A RICHLY COLOURED, CLEAR yellow canary with evenly velvet-black wings and tail. Nothing much wrong with that, is there? It is probably the most easily recognised of domestic canary breeds (with overtones, indeed, of more than one wild finch species) and as handsome as any... in the mind’s eye, at any rate. And that’s the issue, since the bird described does not exist in the flesh and possibly never did. I won’t summarise the history of the London fancy canary here, because others with far greater authority have done so on these pages.

However, it does seem as though specimens that closely resembled the “ideal” sketched above were only rarely achieved in the breed’s far-off popular heyday.

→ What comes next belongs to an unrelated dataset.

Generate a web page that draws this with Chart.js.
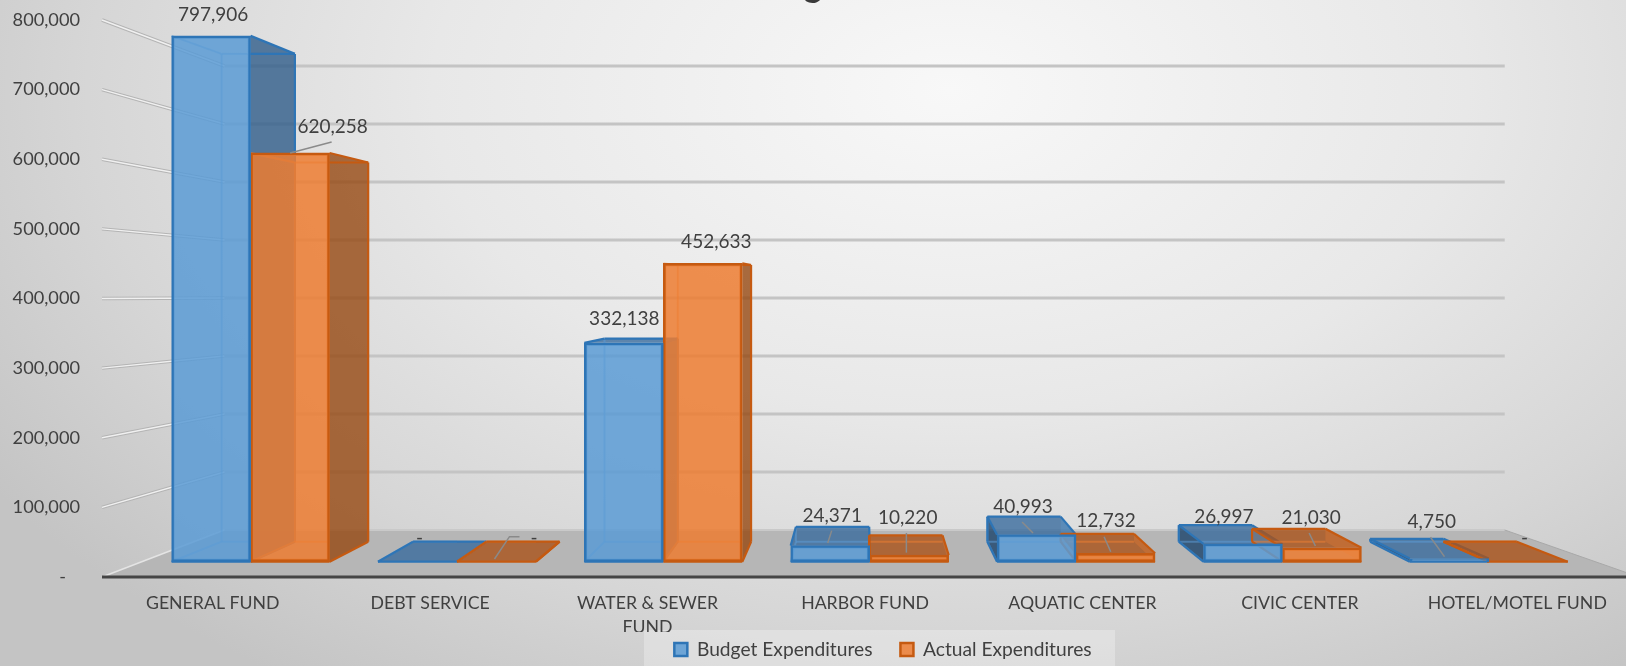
<!DOCTYPE html>
<html lang="en">
<head>
    <meta charset="UTF-8">
    <title>Budget vs Actual Expenditures</title>
    <script src="https://cdn.jsdelivr.net/npm/chart.js"></script>
    <style>
        html, body { margin: 0; padding: 0; width: 1626px; height: 666px; overflow: hidden; }
        body { background: radial-gradient(ellipse 1150px 720px at 950px 90px, #f8f8f8 0%, #e8e8e8 45%, #d6d6d6 75%, #c4c4c4 100%); }
        #wrap { position: relative; width: 1626px; height: 666px; }
    </style>
</head>
<body>
    <div id="wrap"><canvas id="fundChart" width="1626" height="666"></canvas></div>

    <script>
        // Data
        const categories = ['GENERAL FUND', 'DEBT SERVICE', ['WATER & SEWER', 'FUND'], 'HARBOR FUND', 'AQUATIC CENTER', 'CIVIC CENTER', 'HOTEL/MOTEL FUND'];
        const budgetExpenditures = [797906, 0, 332138, 24371, 40993, 26997, 4750];
        const actualExpenditures = [620258, 0, 452633, 10220, 12732, 21030, 0];
        const axisTicks = [0, 100000, 200000, 300000, 400000, 500000, 600000, 700000, 800000];

        // Where each value label sits relative to its bar's front top centre, [dx, dy]
        const budgetLabelOffset = [[2, -21], [2, -24], [0.5, -24], [2, -30], [-13.5, -28], [-19, -26.6], [-17.5, -37]];
        const actualLabelOffset = [[42.5, -26], [37.6, -24], [13.5, -22], [-1.5, -37], [-9.5, -32.6], [-10.8, -30], [-3.8, -24]];
        // Leader lines, as offsets from the same point
        const budgetLeaders = [null, null, null, [[-2.5, -2.6], [1.5, -15]], [[-14.5, -12.7], [-3.5, -1.7]], null, [[-18.8, -21.3], [-4.8, -1.9]]];
        const actualLeaders = [[[41.5, -11], [0, 0]], [[-2, -2.7], [13, -25], [23, -25]], null, [[-2.8, -2.3], [-2.8, -22]], [[-11.5, -16.6], [-4.8, -1.6]], [[-12.8, -14.8], [-6.5, -1.8]], null];

        // Perspective of the 3D look
        const barVP = { x: 863, y: 285 }, barDepth = 0.0723;
        const wallVP = { x: 835, y: 295.5 }, wallDepth = 0.167;

        const styles = [
            { front: 'rgba(91,155,213,0.85)', edge: '#2e75b6', inner: 'rgba(91,155,213,0.55)', near: 'rgba(48,92,138,0.8)', top: 'rgba(57,107,157,0.8)', dark: 'rgba(27,67,107,0.8)', far: 'rgba(91,155,213,0.3)' },
            { front: 'rgba(237,125,49,0.85)', edge: '#c55a11', inner: 'rgba(237,125,49,0.55)', near: 'rgba(150,72,18,0.8)', top: 'rgba(170,82,25,0.8)', dark: 'rgba(170,82,25,0.25)', far: 'rgba(237,125,49,0.3)' }
        ];

        const project = (x, y, vp, d) => [x + d * (vp.x - x), y + d * (vp.y - y)];

        function poly(ctx, pts, fill) {
            ctx.beginPath();
            pts.forEach((p, i) => (i ? ctx.lineTo(p[0], p[1]) : ctx.moveTo(p[0], p[1])));
            ctx.closePath();
            ctx.fillStyle = fill;
            ctx.fill();
        }

        function line(ctx, a, b, color, lw) {
            ctx.beginPath();
            ctx.moveTo(a[0], a[1]);
            ctx.lineTo(b[0], b[1]);
            ctx.strokeStyle = color;
            ctx.lineWidth = lw;
            ctx.stroke();
        }

        function drawExtrusion(ctx, bar, st) {
            const l = bar.x - bar.width / 2, r = bar.x + bar.width / 2, top = bar.y, bot = bar.base;
            const p = (x, yy) => project(x, yy, barVP, barDepth);
            const tl = p(l, top), tr = p(r, top), bl = p(l, bot), br = p(r, bot);
            const fromAbove = tl[1] < top;

            if (fromAbove) poly(ctx, [[l, top], [r, top], tr, tl], st.top);
            if (r < barVP.x) poly(ctx, [[r, top], tr, br, [r, bot]], st.near);
            if (l > barVP.x) poly(ctx, [[l, top], tl, bl, [l, bot]], st.dark);
            if (r > barVP.x && bot - top > 3) poly(ctx, [[r, top], tr, br, [r, bot]], st.far);

            // inner edges seen through the front
            line(ctx, tl, bl, st.inner, 2);
            line(ctx, bl, [Math.min(r, br[0]), br[1]], st.inner, 2);
            line(ctx, [l, bot], bl, st.inner, 2);

            // outer edges
            if (fromAbove) {
                line(ctx, [l, top], tl, st.edge, 2.2);
                line(ctx, tl, tr, st.edge, 2.2);
            } else {
                line(ctx, [l, top], tl, st.inner, 2);
                line(ctx, tl, [Math.min(r, tr[0]), tr[1]], st.inner, 2);
                if (tr[0] > r) line(ctx, [r, tr[1]], tr, st.edge, 2.2);
            }
            line(ctx, [r, top], tr, st.edge, 2.2);
            if (r < barVP.x) {
                line(ctx, tr, br, st.edge, 2.2);
                line(ctx, br, [r, bot], st.edge, 2.2);
            }
            if (l > barVP.x) {
                line(ctx, tl, bl, st.edge, 2.2);
                line(ctx, bl, [l, bot], st.edge, 2.2);
            }
            line(ctx, [l, bot], [r, bot], st.edge, 2.2);
        }

        // Floor, back wall lines, side wall lines, bar depth, cropped title
        const roomPlugin = {
            id: 'room',
            beforeDatasetsDraw(chart) {
                const ctx = chart.ctx, area = chart.chartArea, y = chart.scales.y;
                const left = area.left - 2, right = area.right + 13, base = y.getPixelForValue(0);
                const backL = project(left, base, wallVP, wallDepth);
                const backR = project(right, base, wallVP, wallDepth);
                ctx.save();

                ctx.font = 'bold 34px Lato';
                ctx.fillStyle = '#3a3a3a';
                ctx.textAlign = 'center';
                ctx.textBaseline = 'alphabetic';
                ctx.fillText('g', 813, -3);

                poly(ctx, [[left, base], [right, base], backR, backL], '#b6b6b6');
                line(ctx, backL, backR, '#c9c9c9', 2);
                line(ctx, backR, [right, base], '#a8a8a8', 1);
                line(ctx, backL, [left, base], '#e4e4e4', 1.5);

                axisTicks.forEach(v => {
                    if (!v) return;
                    const py = y.getPixelForValue(v);
                    const a = project(left, py, wallVP, wallDepth);
                    const b = project(right, py, wallVP, wallDepth);
                    line(ctx, a, b, '#c4c4c4', 3);
                    line(ctx, [left, py], a, '#b4b4b4', 3.5);
                    line(ctx, [left, py], a, '#f0f0f0', 1.5);
                });

                line(ctx, [left, base], [right, base], '#454545', 3);

                chart.getDatasetMeta(0).data.forEach(bar => drawExtrusion(ctx, bar, styles[0]));
                chart.getDatasetMeta(1).data.forEach(bar => drawExtrusion(ctx, bar, styles[1]));
                ctx.restore();
            },
            afterDatasetsDraw(chart) {
                const ctx = chart.ctx;
                const sets = [[budgetExpenditures, budgetLabelOffset, budgetLeaders], [actualExpenditures, actualLabelOffset, actualLeaders]];
                ctx.save();
                ctx.font = '19px Lato';
                ctx.textAlign = 'center';
                ctx.textBaseline = 'middle';
                sets.forEach((set, d) => {
                    chart.getDatasetMeta(d).data.forEach((bar, i) => {
                        const leader = set[2][i];
                        if (leader) {
                            ctx.beginPath();
                            leader.forEach((o, n) => (n ? ctx.lineTo(bar.x + o[0], bar.y + o[1]) : ctx.moveTo(bar.x + o[0], bar.y + o[1])));
                            ctx.strokeStyle = '#8a8a8a';
                            ctx.lineWidth = 1.5;
                            ctx.stroke();
                        }
                        ctx.fillStyle = '#404040';
                        const v = set[0][i];
                        ctx.fillText(v ? v.toLocaleString('en-US') : '-', bar.x + set[1][i][0], bar.y + set[1][i][1]);
                    });
                });
                ctx.restore();
            }
        };

        // Legend sits off centre in the original, on a pale panel
        const legendPadding = 28;
        const legendPanel = {
            id: 'legendPanel',
            afterLayout(chart) {
                chart.legend.left += 68;
                chart.legend.right += 68;
                chart.legend.top -= legendPadding - 8;
            },
            beforeDraw(chart) {
                const ctx = chart.ctx;
                ctx.save();
                ctx.fillStyle = 'rgba(255,255,255,0.28)';
                ctx.fillRect(644, 630, 471, 36);
                ctx.restore();
            }
        };

        new Chart(document.getElementById('fundChart').getContext('2d'), {
            type: 'bar',
            data: {
                labels: categories,
                datasets: [
                    {
                        label: 'Budget Expenditures',
                        data: budgetExpenditures.map((v, i) => ({ x: i, y: v })),
                        xAxisID: 'xBars', yAxisID: 'yBars',
                        backgroundColor: styles[0].front, borderColor: styles[0].edge,
                        borderWidth: 2.5, borderSkipped: false, barThickness: 79
                    },
                    {
                        label: 'Actual Expenditures',
                        data: actualExpenditures.map((v, i) => ({ x: i, y: v })),
                        xAxisID: 'xBars', yAxisID: 'yBars',
                        backgroundColor: styles[1].front, borderColor: styles[1].edge,
                        borderWidth: 2.5, borderSkipped: false, barThickness: 79
                    }
                ]
            },
            options: {
                responsive: false,
                animation: false,
                layout: { autoPadding: false, padding: { top: 20, left: 0, right: -4, bottom: 0 } },
                plugins: {
                    tooltip: { enabled: false },
                    title: { display: false },
                    legend: {
                        position: 'bottom',
                        maxHeight: 34,
                        labels: {
                            color: '#404040',
                            font: { family: 'Lato', size: 19.2 },
                            boxWidth: 13,
                            boxHeight: 13,
                            padding: legendPadding
                        }
                    }
                },
                scales: {
                    x: {
                        type: 'category',
                        offset: true,
                        grid: { display: false },
                        border: { display: false },
                        afterFit: s => { s.height = 55; s.paddingLeft = 0; s.paddingRight = 0; },
                        ticks: {
                            color: '#404040',
                            font: { family: 'Lato', size: 17.7, lineHeight: 1.38 },
                            padding: 6,
                            maxRotation: 0,
                            autoSkip: false
                        }
                    },
                    y: {
                        type: 'linear',
                        min: 0,
                        max: 800000,
                        afterFit: s => { s.width = 104; s.paddingTop = 0; s.paddingBottom = 0; },
                        afterBuildTicks: s => { s.ticks = axisTicks.map(v => ({ value: v })); },
                        grid: { display: false, drawTicks: false },
                        border: { display: false },
                        ticks: {
                            color: '#404040',
                            font: { family: 'Lato', size: 18.2 },
                            padding: 24,
                            callback: v => (v ? v.toLocaleString('en-US') : '-   ')
                        }
                    },
                    // Bars stand a little behind the axis plane, so they get their own smaller scales
                    xBars: { type: 'linear', display: false, offset: false, min: -0.7105, max: 6.665 },
                    yBars: { type: 'linear', display: false, min: -23217, max: 822003 }
                }
            },
            plugins: [roomPlugin, legendPanel]
        });
    </script>
</body>
</html>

In the 21st century, specialist breeders are trying to recreate it, in the sense of producing birds that correspond to that phenotype, and their hit-rate is erratic in the extreme, too.

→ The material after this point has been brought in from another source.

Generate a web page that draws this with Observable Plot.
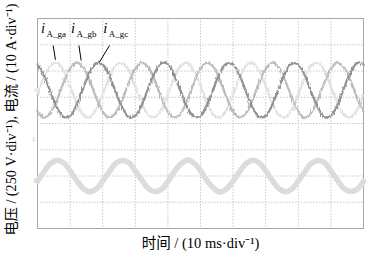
<!DOCTYPE html>
<html>
<head>
<meta charset="utf-8">
<script src="https://cdn.jsdelivr.net/npm/d3@7"></script>
<script src="https://cdn.jsdelivr.net/npm/@observablehq/plot@0.6"></script>
<style>
  html, body { margin: 0; padding: 0; background: white; }
</style>
</head>
<body>
<div id="chart"></div>
<script>
// time in ms (10 ms per division, 10 divisions)
const time = [0,2,4,6,8,10,12,14,16,18,20,22,24,26,28,30,32,34,36,38,40,42,44,46,48,50,52,54,56,58,60,62,64,66,68,70,72,74,76,78,80,82,84,86,88,90,92,94,96,98,100];
// values in divisions from the bottom of the screen
const iA_ga = [5.11,5.76,6.21,6.31,6.01,5.43,4.78,4.33,4.23,4.53, 5.12,5.75,6.22,6.30,6.02,5.42,4.79,4.32,4.24,4.52, 5.10,5.77,6.20,6.32,6.00,5.44,4.77,4.34,4.22,4.54, 5.11,5.76,6.21,6.31,6.01,5.43,4.78,4.33,4.23,4.53, 5.12,5.74,6.22,6.30,6.02,5.42,4.79,4.32,4.24,4.52, 5.11];
const iA_gb = [4.45,4.22,4.40,4.91,5.55,6.09,6.32,6.14,5.63,4.99, 4.46,4.21,4.41,4.90,5.56,6.08,6.33,6.13,5.64,4.98, 4.44,4.23,4.39,4.92,5.54,6.10,6.31,6.15,5.62,5.00, 4.45,4.22,4.40,4.91,5.55,6.09,6.32,6.14,5.63,4.99, 4.46,4.21,4.41,4.90,5.56,6.08,6.33,6.13,5.64,4.98, 4.45];
const iA_gc = [6.25,5.83,5.20,4.60,4.25,4.29,4.71,5.34,5.94,6.29, 6.24,5.84,5.19,4.61,4.24,4.30,4.70,5.35,5.93,6.30, 6.26,5.82,5.21,4.59,4.26,4.28,4.72,5.33,5.95,6.28, 6.25,5.83,5.20,4.60,4.25,4.29,4.71,5.34,5.94,6.29, 6.24,5.84,5.19,4.61,4.24,4.30,4.70,5.35,5.93,6.30, 6.25];
const voltage = [1.80,2.17,2.47,2.60,2.50,2.20,1.83,1.53,1.40,1.50, 1.81,2.16,2.48,2.59,2.51,2.19,1.84,1.52,1.41,1.49, 1.79,2.18,2.46,2.61,2.49,2.21,1.82,1.54,1.39,1.51, 1.80,2.17,2.47,2.60,2.50,2.20,1.83,1.53,1.40,1.50, 1.81,2.16,2.48,2.59,2.51,2.19,1.84,1.52,1.41,1.49, 1.80];

const xTicks = [10,20,30,40,50,60,70,80,90];
const yTicks = [1,2,3,4,5,6,7];

// labels for the current traces
const labelSub = ["A_ga","A_gb","A_gc"];
const labelT = [1.1, 10.3, 20.2];
const labelV = [7.43, 7.43, 7.43];
const leaderT1 = [4.8, 12.7, 22.1];
const leaderV1 = [6.97, 6.97, 6.97];
const leaderT2 = [5.5, 13.4, 19.0];
const leaderV2 = [6.43, 6.40, 6.34];

// oscilloscope screen markers at the left edge (ground levels, channel number)
const groundV = [5.27, 1.82];
const groundColor = ["#ececec", "#d6d6d6"];
const channelText = ["1"];
const channelV = [3.39];

const xLabel = "时间 / (10 ms·div⁻¹)";
const yLabel = "电压 / (250 V·div⁻¹), 电流 / (10 A·div⁻¹)";

const rows = (vals) => time.map((t, i) => ({t, v: vals[i]}));
const labels = labelSub.map((s, i) => ({s, t: labelT[i], v: labelV[i], t1: leaderT1[i], v1: leaderV1[i], t2: leaderT2[i], v2: leaderV2[i]}));
const grounds = groundV.map((v, i) => ({v, c: groundColor[i]}));

const font = "'Liberation Serif', 'Noto Sans CJK SC', serif";

const chart = Plot.plot({
  width: 368,
  height: 254,
  marginLeft: 37,
  marginRight: 5,
  marginTop: 18,
  marginBottom: 26,
  x: {domain: [0, 100], axis: null},
  y: {domain: [0, 8], axis: null},
  style: {background: "white", fontFamily: font},
  marks: [
    Plot.gridX(xTicks, {stroke: "#c8c8c8", strokeOpacity: 1, strokeDasharray: "1.5,1.5"}),
    Plot.gridY(yTicks, {stroke: "#c8c8c8", strokeOpacity: 1, strokeDasharray: "1.5,1.5"}),
    Plot.frame({stroke: "#a8a8a8"}),
    Plot.dot(grounds, {x: 0, y: "v", dx: -1, symbol: "square", r: 2.6, fill: "c", stroke: null}),
    Plot.text(channelText, {x: 0, y: channelV, text: d => d, dx: -4, fontSize: 6, fill: "#b0b0b0"}),
    Plot.line(rows(voltage), {x: "t", y: "v", stroke: "#dcdcdc", strokeWidth: 5.5, curve: "catmull-rom"}),
    Plot.line(rows(iA_ga), {x: "t", y: "v", stroke: "#e2e2e2", strokeWidth: 2.3, curve: "catmull-rom"}),
    Plot.line(rows(iA_gb), {x: "t", y: "v", stroke: "#bcbcbc", strokeWidth: 2.3, curve: "catmull-rom"}),
    Plot.line(rows(iA_gc), {x: "t", y: "v", stroke: "#939393", strokeWidth: 2.3, curve: "catmull-rom"}),
    Plot.link(labels, {x1: "t1", y1: "v1", x2: "t2", y2: "v2", stroke: "black", strokeWidth: 1}),
    Plot.text(labels, {x: "t", y: "v", text: () => "i", fontStyle: "italic", fontSize: 14.5, textAnchor: "start", lineAnchor: "bottom", fill: "black"}),
    Plot.text(labels, {x: "t", y: "v", text: "s", fontSize: 9, textAnchor: "start", lineAnchor: "bottom", dx: 5.5, dy: 4, fill: "black"}),
    Plot.text([xLabel], {frameAnchor: "bottom", textAnchor: "middle", lineAnchor: "middle", dy: 15, fontSize: 14.5, fill: "black"}),
    Plot.text([yLabel], {frameAnchor: "left", textAnchor: "middle", lineAnchor: "middle", rotate: -90, dx: -26, dy: -4, fontSize: 14.2, fill: "black"})
  ]
});

// add a switching-ripple texture to the current traces
const svgNS = "http://www.w3.org/2000/svg";
const defs = document.createElementNS(svgNS, "defs");
defs.innerHTML = '<filter id="rip" x="-5%" y="-20%" width="110%" height="140%"><feTurbulence type="fractalNoise" baseFrequency="0.9 0.25" numOctaves="1" seed="4" result="n"/><feDisplacementMap in="SourceGraphic" in2="n" scale="4" xChannelSelector="R" yChannelSelector="G"/></filter>';
chart.insertBefore(defs, chart.firstChild);
const lineGroups = chart.querySelectorAll('g[aria-label="line"]');
lineGroups.forEach((g, i) => { if (i > 0) g.setAttribute("filter", "url(#rip)"); });

document.getElementById("chart").appendChild(chart);
</script>
</body>
</html>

In fact, the leading exponent of the new London fancy in this country, Bernard Howlett, states bluntly that: “The most difficult problem... is to convince people that the ideal specimen is an idle dream.”

In his article on page 11, Bernard argues that it shouldn’t matter and that the breed deserves official recognition by the authorities in any case. Is he right? Editors rush in where angels fear to tread, so here goes.

This bird, concedes Bernard, does not breed true, so it fails the first key test for official recognition by the Canary Council (CC). Unless, that is, the CC treats it as a special case. Should it? Surely it could, on the grounds of its unique historical interest and the fact that the original birds themselves appear to have bred so inconsistently.

And this isn’t a trivial enterprise – it’s not as though a load of rank amateurs are trying to breed a canary that looks like, I don’t know, a blue tit.

The London fancy “project” fires the imagination of serious people: responsible, expert breeders who know and care about our canary heritage.

If officialdom (I’m not just talking about the CC) can’t find room for their interests, then it is not representing the full canary fancy. It’s a bit like newspapers: if there’s something you ought to do and want to do that won’t quite fit your template, you tweak the template.

Phew! That’s the world set to rights. As always, better-informed views are welcome!